Brief >>
Make an exact copy of the records, with the pictures left out.

Input rows >>

============

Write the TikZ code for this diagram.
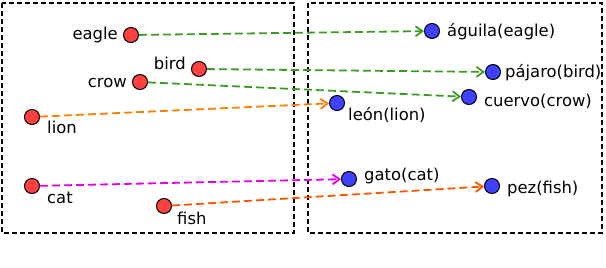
\documentclass[tikz,border=0pt]{standalone}
\usepackage{fontspec}
\setmainfont{DejaVu Sans}
\usetikzlibrary{arrows.meta}

\definecolor{dotred}{RGB}{255,64,64}
\definecolor{dotblue}{RGB}{64,64,255}
\definecolor{lgreen}{RGB}{60,155,35}
\definecolor{lorange}{RGB}{255,125,0}
\definecolor{lred}{RGB}{255,85,0}
\definecolor{lmagenta}{RGB}{230,0,230}

\begin{document}
\begin{tikzpicture}[
    x=1pt, y=-1pt,
    dot/.style={circle, draw=black, line width=1pt, minimum size=15pt, inner sep=0pt},
    src/.style={dot, fill=dotred},
    tgt/.style={dot, fill=dotblue},
    word/.style={inner sep=0pt, font=\fontsize{16.4}{18}\selectfont},
    frame/.style={draw=black, line width=1.1pt, dash pattern=on 5pt off 3pt},
    link/.style={-{Straight Barb[length=7pt,width=10pt]}, line width=1.8pt, dash pattern=on 8pt off 4pt}
]
\useasboundingbox (0,0) rectangle (606,268);

% Frames
\draw[frame] (2,3) rectangle (294,233);
\draw[frame] (308,3) rectangle (602,233);

% English words
\node[src] (eagle) at (131,35) {};
\node[src] (bird) at (199,69) {};
\node[src] (crow) at (140,82) {};
\node[src] (lion) at (32,117) {};
\node[src] (cat) at (32,186) {};
\node[src] (fish) at (164,206) {};

\node[word, anchor=base east] (eaglel) at (118,39) {eagle};
\node[word, anchor=base east] (birdl) at (186,69) {bird};
\node[word, anchor=base east] (crowl) at (127,87) {crow};
\node[word, anchor=base west] (lionl) at (47,133) {lion};
\node[word, anchor=base west] (catl) at (47,203) {cat};
\node[word, anchor=base west] (fishl) at (177,224) {fish};

% Spanish words
\node[tgt] (aguila) at (432,31) {};
\node[tgt] (pajaro) at (493,72) {};
\node[tgt] (cuervo) at (469,97) {};
\node[tgt] (leon) at (337,103) {};
\node[tgt] (gato) at (349,179) {};
\node[tgt] (pez) at (492,186) {};

\node[word, anchor=base west] (aguilal) at (447,36) {águila(eagle)};
\node[word, anchor=base west] (pajarol) at (505,77) {pájaro(bird)};
\node[word, anchor=base west] (cuervol) at (484,106) {cuervo(crow)};
\node[word, anchor=base west] (leonl) at (348,120) {león(lion)};
\node[word, anchor=base west] (gatol) at (364,180) {gato(cat)};
\node[word, anchor=base west] (pezl) at (507,193) {pez(fish)};

% Arrows
\draw[link, lgreen] (eagle) -- (aguila);
\draw[link, lgreen] (bird) -- (pajaro);
\draw[link, lgreen] (crow) -- (cuervo);
\draw[link, lorange] (lion) -- (leon);
\draw[link, lmagenta] (cat) -- (gato);
\draw[link, lred] (fish) -- (pez);

\end{tikzpicture}
\end{document}
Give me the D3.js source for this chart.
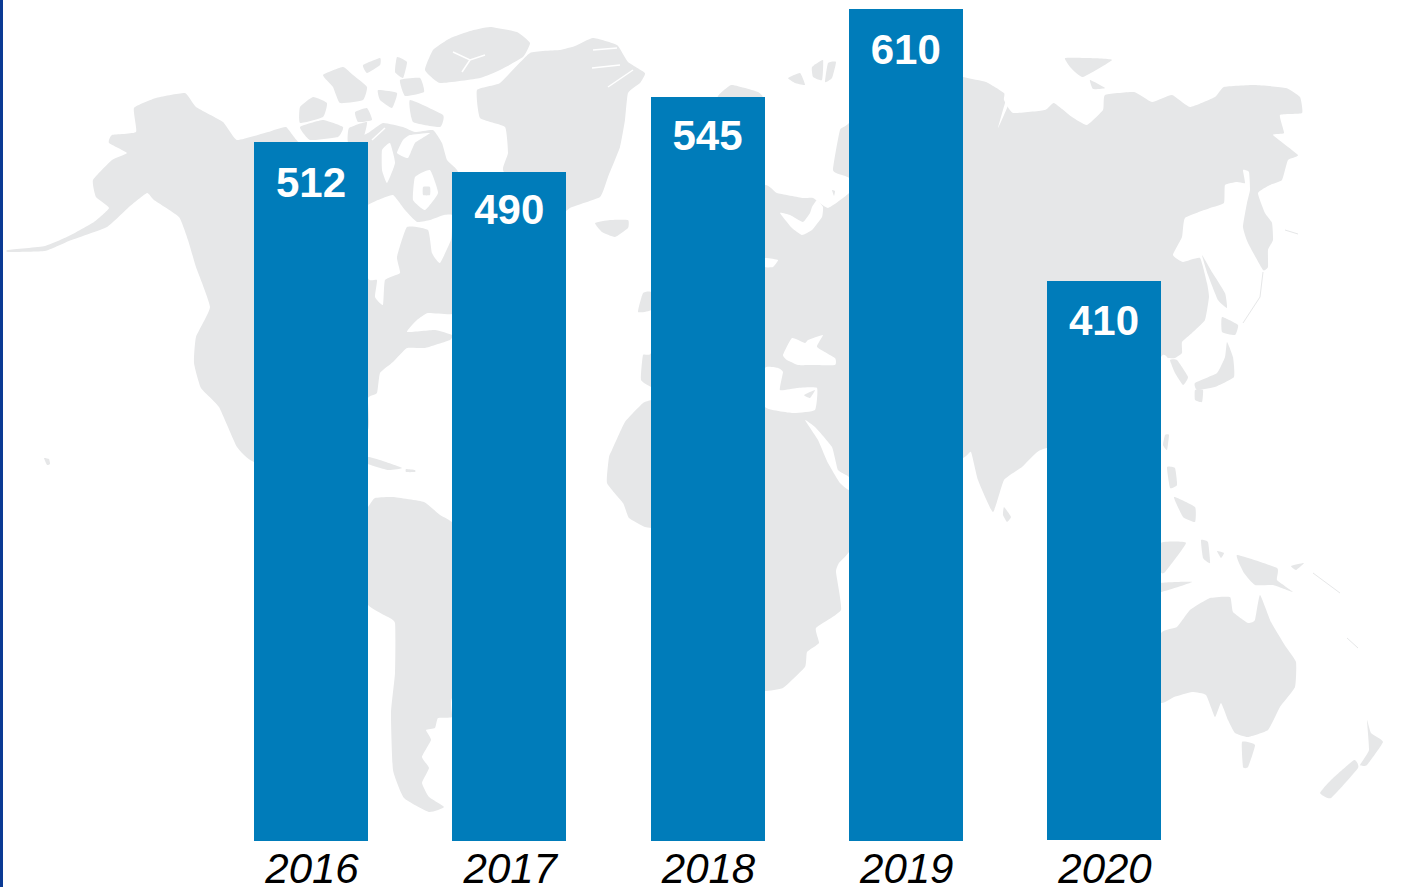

============

Answer for the task >>
Write the TikZ code for this diagram.
\documentclass[tikz,border=0pt]{standalone}
\usepackage{fontspec}
\setmainfont{DejaVu Sans}
\usetikzlibrary{arrows.meta}

\definecolor{dotred}{RGB}{255,64,64}
\definecolor{dotblue}{RGB}{64,64,255}
\definecolor{lgreen}{RGB}{60,155,35}
\definecolor{lorange}{RGB}{255,125,0}
\definecolor{lred}{RGB}{255,85,0}
\definecolor{lmagenta}{RGB}{230,0,230}

\begin{document}
\begin{tikzpicture}[
    x=1pt, y=-1pt,
    dot/.style={circle, draw=black, line width=1pt, minimum size=15pt, inner sep=0pt},
    src/.style={dot, fill=dotred},
    tgt/.style={dot, fill=dotblue},
    word/.style={inner sep=0pt, font=\fontsize{16.4}{18}\selectfont},
    frame/.style={draw=black, line width=1.1pt, dash pattern=on 5pt off 3pt},
    link/.style={-{Straight Barb[length=7pt,width=10pt]}, line width=1.8pt, dash pattern=on 8pt off 4pt}
]
\useasboundingbox (0,0) rectangle (606,268);

% Frames
\draw[frame] (2,3) rectangle (294,233);
\draw[frame] (308,3) rectangle (602,233);

% English words
\node[src] (eagle) at (131,35) {};
\node[src] (bird) at (199,69) {};
\node[src] (crow) at (140,82) {};
\node[src] (lion) at (32,117) {};
\node[src] (cat) at (32,186) {};
\node[src] (fish) at (164,206) {};

\node[word, anchor=base east] (eaglel) at (118,39) {eagle};
\node[word, anchor=base east] (birdl) at (186,69) {bird};
\node[word, anchor=base east] (crowl) at (127,87) {crow};
\node[word, anchor=base west] (lionl) at (47,133) {lion};
\node[word, anchor=base west] (catl) at (47,203) {cat};
\node[word, anchor=base west] (fishl) at (177,224) {fish};

% Spanish words
\node[tgt] (aguila) at (432,31) {};
\node[tgt] (pajaro) at (493,72) {};
\node[tgt] (cuervo) at (469,97) {};
\node[tgt] (leon) at (337,103) {};
\node[tgt] (gato) at (349,179) {};
\node[tgt] (pez) at (492,186) {};

\node[word, anchor=base west] (aguilal) at (447,36) {águila(eagle)};
\node[word, anchor=base west] (pajarol) at (505,77) {pájaro(bird)};
\node[word, anchor=base west] (cuervol) at (484,106) {cuervo(crow)};
\node[word, anchor=base west] (leonl) at (348,120) {león(lion)};
\node[word, anchor=base west] (gatol) at (364,180) {gato(cat)};
\node[word, anchor=base west] (pezl) at (507,193) {pez(fish)};

% Arrows
\draw[link, lgreen] (eagle) -- (aguila);
\draw[link, lgreen] (bird) -- (pajaro);
\draw[link, lgreen] (crow) -- (cuervo);
\draw[link, lorange] (lion) -- (leon);
\draw[link, lmagenta] (cat) -- (gato);
\draw[link, lred] (fish) -- (pez);

\end{tikzpicture}
\end{document}
Give me the D3.js source for this chart.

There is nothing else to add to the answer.